Democrats ask Fox not to push 'propaganda' on 2020 election
WASHINGTON (AP) — The two top Democrats in Congress are asking Fox News executives not to spread “grave propaganda” about the 2020 election and are demanding that commentators who have falsely suggested that the election was stolen acknowledge on the air that they were wrong.
The letter to Fox Corp. chairman Rupert Murdoch from Senate Majority Leader Chuck Schumer, D-N.Y., and House Democratic Leader Hakeem Jeffries, D-N.Y., comes a day after an unsealed deposition revealed that Murdoch had acknowledged that some network commentators endorsed former President Donald Trump’s false claims. An earlier filing had detailed doubts about Trump's claims raised by some of Fox's star personalities behind the scenes.
Referencing the Jan. 6, 2021, Capitol insurrection by Trump’s supporters, Schumer and Jeffries said “spreading this false propaganda could not only embolden supporters of the Big Lie to engage in further acts of political violence, but also deeply and broadly weakens faith in our democracy and hurts our country in countless other ways.”
The letter comes as the network has been embroiled in a defamation lawsuit filed by Dominion Voting Systems. The company, which sells electronic voting hardware and software, contends that some Fox News employees deliberately amplified false claims by Trump supporters that Dominion machines had changed votes in the 2020 election, and argues that Fox provided a platform for guests to make false and defamatory statements about the company.

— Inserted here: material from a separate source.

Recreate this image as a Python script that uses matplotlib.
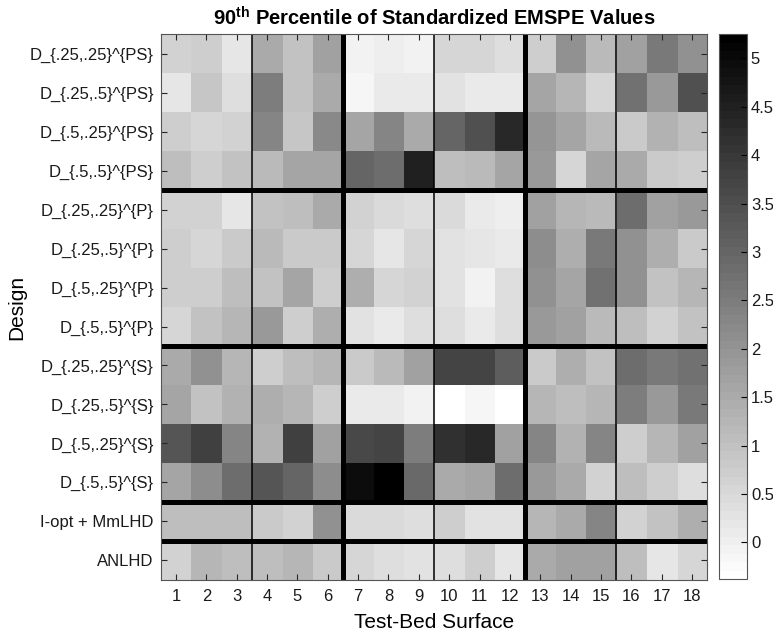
import numpy as np
import matplotlib
matplotlib.use("Agg")
import matplotlib.pyplot as plt

plt.rcParams['font.family'] = ['Liberation Sans', 'DejaVu Sans']
plt.rcParams['mathtext.fontset'] = 'custom'
plt.rcParams['mathtext.rm'] = 'Liberation Sans'
plt.rcParams['mathtext.bf'] = 'Liberation Sans:bold'

designs = ["D_{.25,.25}^{PS}", "D_{.25,.5}^{PS}", "D_{.5,.25}^{PS}", "D_{.5,.5}^{PS}",
           "D_{.25,.25}^{P}", "D_{.25,.5}^{P}", "D_{.5,.25}^{P}", "D_{.5,.5}^{P}",
           "D_{.25,.25}^{S}", "D_{.25,.5}^{S}", "D_{.5,.25}^{S}", "D_{.5,.5}^{S}",
           "I-opt + MmLHD", "ANLHD"]
surfaces = list(range(1, 19))

# 90th percentile of standardized EMSPE, one row per design, one column per surface
emspe90 = np.array([
    [0.61, 0.72, 0.22, 1.50, 0.94, 1.72, -0.09, 0.02, -0.05, 0.50, 0.50, 0.39, 0.72, 2.05, 1.17, 1.72, 2.60, 2.05],
    [0.22, 0.88, 0.35, 2.49, 0.94, 1.50, -0.16, 0.06, 0.06, 0.28, 0.06, 0.06, 1.61, 1.28, 0.57, 2.71, 1.83, 3.48],
    [0.72, 0.50, 0.66, 2.27, 0.88, 2.20, 1.61, 2.27, 1.54, 3.04, 3.48, 4.37, 1.94, 1.61, 1.17, 0.83, 1.32, 1.05],
    [1.05, 0.72, 0.94, 1.17, 1.61, 1.61, 3.04, 2.82, 4.48, 1.05, 1.17, 1.61, 1.83, 0.50, 1.61, 1.50, 0.83, 0.72],
    [0.66, 0.66, 0.22, 0.94, 1.10, 1.50, 0.61, 0.44, 0.35, 0.44, 0.06, 0.00, 1.72, 1.28, 1.17, 2.82, 1.72, 1.83],
    [0.72, 0.57, 0.83, 1.17, 0.83, 0.83, 0.50, 0.22, 0.50, 0.28, 0.22, 0.13, 2.16, 1.39, 2.60, 2.05, 1.39, 0.83],
    [0.72, 0.72, 1.05, 0.94, 1.61, 0.72, 1.45, 0.50, 0.61, 0.28, -0.05, 0.39, 2.05, 1.61, 2.71, 2.05, 0.94, 1.28],
    [0.57, 0.94, 1.23, 1.83, 0.72, 1.39, 0.28, 0.13, 0.39, 0.39, 0.13, 0.35, 1.83, 1.72, 1.17, 1.05, 0.61, 0.94],
    [1.50, 2.05, 1.28, 0.72, 1.05, 1.23, 0.83, 1.17, 1.67, 3.70, 3.70, 3.15, 0.83, 1.39, 0.94, 2.82, 2.60, 2.71],
    [1.61, 0.94, 1.32, 1.39, 1.28, 0.72, 0.06, 0.06, -0.05, -0.38, -0.16, -0.38, 1.28, 1.05, 1.28, 2.49, 1.83, 2.60],
    [3.37, 3.81, 2.27, 1.32, 3.81, 1.67, 3.59, 3.70, 2.49, 4.15, 4.32, 1.72, 2.27, 1.32, 2.27, 0.72, 1.28, 1.72],
    [1.61, 2.16, 2.82, 3.37, 3.04, 2.16, 4.92, 5.25, 2.93, 1.50, 1.61, 2.82, 1.83, 1.50, 0.61, 1.05, 0.72, 0.39],
    [1.05, 1.05, 1.05, 0.83, 0.61, 2.05, 0.44, 0.44, 0.35, 0.72, 0.28, 0.28, 1.28, 1.50, 2.27, 0.61, 0.94, 1.39],
    [0.61, 1.28, 1.05, 1.05, 1.28, 0.83, 0.50, 0.35, 0.28, 0.39, 0.72, 0.22, 1.50, 1.72, 1.72, 1.05, 0.22, 0.50],
])
cbar_ticks = [0, 0.5, 1, 1.5, 2, 2.5, 3, 3.5, 4, 4.5, 5]

thick_cols = [6.5, 12.5]
thin_cols = [3.5, 9.5, 15.5]
thick_rows = [4.5, 8.5, 12.5, 13.5]

fig = plt.figure(figsize=(7.73, 6.35), dpi=100)
ax = fig.add_axes([0.208, 0.087, 0.707, 0.859])
cax = fig.add_axes([0.930, 0.088, 0.036, 0.858])

cmap = plt.get_cmap('gray_r', 64)
im = ax.imshow(emspe90, cmap=cmap, vmin=emspe90.min(), vmax=emspe90.max(),
               aspect='auto', interpolation='nearest',
               extent=(0.5, 18.5, 14.5, 0.5))

for x in thick_cols:
    ax.axvline(x, color='black', lw=3.6)
for x in thin_cols:
    ax.axvline(x, color='black', lw=1.1)
for y in thick_rows:
    ax.axhline(y, color='black', lw=3.6)

ax.set_xticks(surfaces)
ax.set_xticklabels([str(s) for s in surfaces])
ax.set_yticks(np.arange(1, len(designs) + 1))
ax.set_yticklabels(designs)
ax.tick_params(direction='in', top=True, right=True, length=4, labelsize=12,
               colors='#262626', labelcolor='#1a1a1a', pad=5)
ax.tick_params(axis='x', pad=7)
for sp in ax.spines.values():
    sp.set_color('#555555')
    sp.set_linewidth(0.8)

ax.set_xlabel('Test-Bed Surface', fontsize=15, labelpad=6)
ax.set_ylabel('Design', fontsize=15, labelpad=3)
ax.set_title('90$^{\\mathbf{th}}$ Percentile of Standardized EMSPE Values',
             fontsize=14.5, fontweight='bold', pad=6)

cb = fig.colorbar(im, cax=cax, ticks=cbar_ticks)
cb.ax.set_yticklabels([f'{t:g}' for t in cbar_ticks])
cb.ax.tick_params(direction='in', length=4, labelsize=12, pad=3,
                  labelcolor='#1a1a1a')
cb.outline.set_edgecolor('#555555')
cb.outline.set_linewidth(0.8)

fig.savefig('out.png', dpi=100)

Attorneys for Fox Corp. have argued that Dominion has produced “zero evidentiary support” for the claim that high-level executives at Fox Corp. had any role in creating or publishing the statements at issue. And they have noted that when voting-technology companies denied the allegations being made by Trump and his surrogates, Fox News aired those denials.
Schumer said in an interview Wednesday that the letter is a “first step” and that Democrats might consider other ways to try and demand the company publicly acknowledge the false information. If they do not, “then we have to decide where to go,” Schumer said.
He would not say whether the Democratic-led Senate would try to call Murdoch to testify.
Schumer said many people believe the false claims that the election was stolen because they have seen them on Fox News.
“The number one pernicious force in reducing our democracy has been the lies that have been spread by these commentators day in, day out for years,” Schumer said.
Trump, who has announced he is running again in 2024, has continued to push the false election claims even after all 50 states certified President Joe Biden's win, and after courts, legislators and election officials across the country dismissed complaints from the former president and his allies.
Trump's own attorney general at the time, William Barr, told the House Jan. 6 committee last year that he had told Trump that his claims were “bulls—.” Barr said he had looked into the allegations and found no evidence that any of them were true. Trump was becoming “detached from reality," Barr said.
A final report released by the House Jan. 6 panel in December detailed several instances of Trump's own advisers telling him he had lost the election and advising him to stop pushing the false claims.